_Exercise objective:_
Everything from the first line of the data through the line with "y_ticks = [0, 5, 10, 15, 20, 25]" is to be echoed exactly, minus the pictures.
::: Data excerpt :::
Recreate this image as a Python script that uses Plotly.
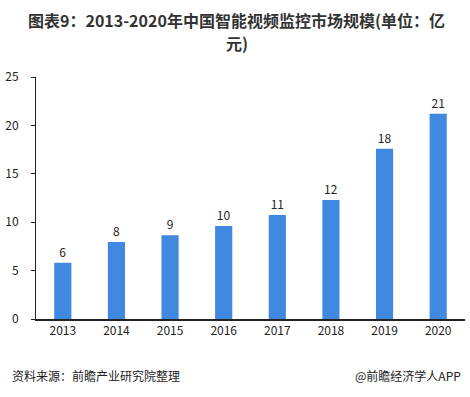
import plotly.graph_objects as go

years = ["2013", "2014", "2015", "2016", "2017", "2018", "2019", "2020"]
values = [5.8, 7.95, 8.65, 9.6, 10.75, 12.3, 17.6, 21.2]
labels = ["6", "8", "9", "10", "11", "12", "18", "21"]
y_ticks = [0, 5, 10, 15, 20, 25]

fig = go.Figure()
fig.add_trace(go.Bar(
    x=years, y=values, text=labels, textposition="outside",
    textfont=dict(size=12, color="#222", family="Noto Sans CJK SC"),
    marker=dict(color="#4189E0", line=dict(width=0)),
    width=0.32, cliponaxis=False,
))

fig.update_layout(
    width=470, height=397,
    margin=dict(l=33, r=5, t=77, b=78),
    plot_bgcolor="white", paper_bgcolor="white",
    showlegend=False,
    font=dict(family="Noto Sans CJK SC", size=12, color="#222"),
    xaxis=dict(
        showline=True, linecolor="#222", linewidth=1.5,
        ticks="", showgrid=False, tickfont=dict(size=12, color="#222"),
    ),
    yaxis=dict(
        range=[0, 25], tickvals=y_ticks, showline=True, linecolor="#222",
        linewidth=1, ticks="outside", ticklen=4, tickcolor="#222",
        showgrid=False, zeroline=False, tickfont=dict(size=12, color="#222"),
        ticklabelstandoff=10,
    ),
)

title_font = dict(size=16, color="#333", family="Noto Sans CJK SC")
fig.add_annotation(
    text="<b>图表9：2013-2020年中国智能视频监控市场规模(单位：亿</b>",
    xref="paper", yref="paper", x=0.4676, y=1.236, xanchor="center", yanchor="middle",
    showarrow=False, font=title_font,
)
fig.add_annotation(
    text="<b>元)</b>",
    xref="paper", yref="paper", x=0.4676, y=1.14, xanchor="center", yanchor="middle",
    showarrow=False, font=title_font,
)
fig.add_annotation(text="资料来源：前瞻产业研究院整理", xref="paper", yref="paper",
                   x=-0.06, y=-0.235, xanchor="left", yanchor="middle", showarrow=False,
                   font=dict(size=12, color="#222"))
fig.add_annotation(text="@前瞻经济学人APP", xref="paper", yref="paper",
                   x=0.995, y=-0.235, xanchor="right", yanchor="middle", showarrow=False,
                   font=dict(size=12, color="#222"))

fig.write_html("out.html", post_script="document.body.style.margin='0';",
               config={"displayModeBar": False})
:::
_Answer to the exercise:_
Recreate this image as a Python script that uses Plotly.
import plotly.graph_objects as go

years = ["2013", "2014", "2015", "2016", "2017", "2018", "2019", "2020"]
values = [5.8, 7.95, 8.65, 9.6, 10.75, 12.3, 17.6, 21.2]
labels = ["6", "8", "9", "10", "11", "12", "18", "21"]
y_ticks = [0, 5, 10, 15, 20, 25]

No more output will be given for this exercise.